SingularityNET’s Post

In the MeTTa AGI language, symbolic expressions only evaluate to a different form when an equality is defined. These equality expressions are similar to function definitions in other programming languages, yet with several important differences. For example, defining an equality for a specific pattern means only expressions matching that exact pattern will be evaluated. MeTTa functions don't need to handle all possible inputs, and there's no strict boundary between functions and data constructors. MeTTa functions can produce multiple (nondeterministic) results. For instance, defining both (= (bin) 0) and (= (bin) 1) creates a function that returns both 0 and 1 when called with ! (bin). It's important to note that function equations are not mutually exclusive. When nondeterministic functions are used in compositions, specific evaluation patterns emerge. The expression (triple (bin)) yields only two results—(0 0 0) and (1 1 1)—because bin is evaluated first, then each result is passed to triple.

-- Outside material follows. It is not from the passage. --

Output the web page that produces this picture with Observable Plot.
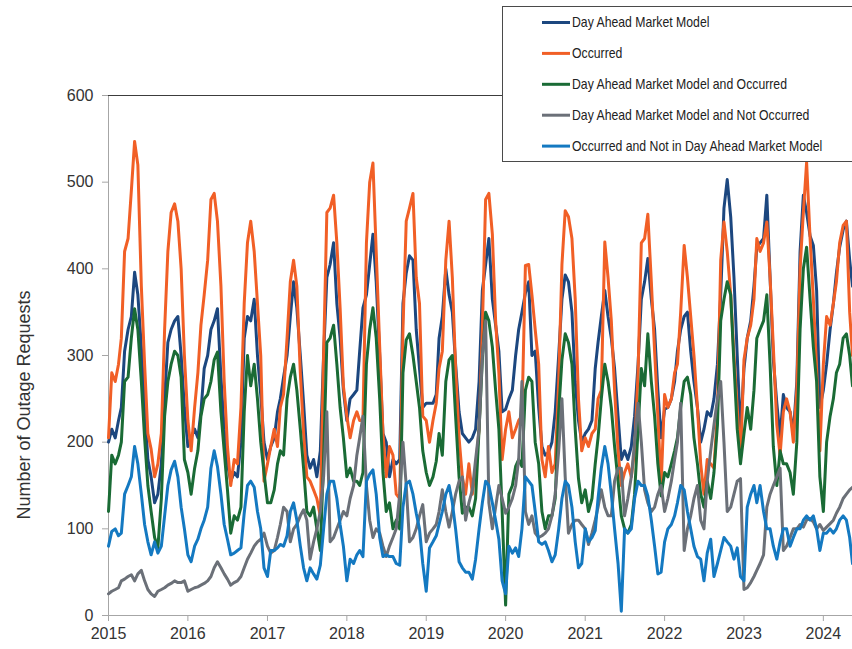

By contrast, (bin2) defined as ((bin) (bin)) produces four results: (0 0), (0 1), (1 0), and (1 1), because each instance of bin within its body is evaluated independently. Visit https://metta-lang.dev/ to learn more about MeTTa and explore our online interpreter that provides executable examples.

Mike Archbold

Artificial General Intelligence

4d

The practical benefit IMO of this is that you can write a block of code, input to your code block possibly all relevant input values, and return all possible results. Not some of the results. All the results possible for all the different values you specify for variables are returned in one call. Then you can filter through the results for what is needed in your context.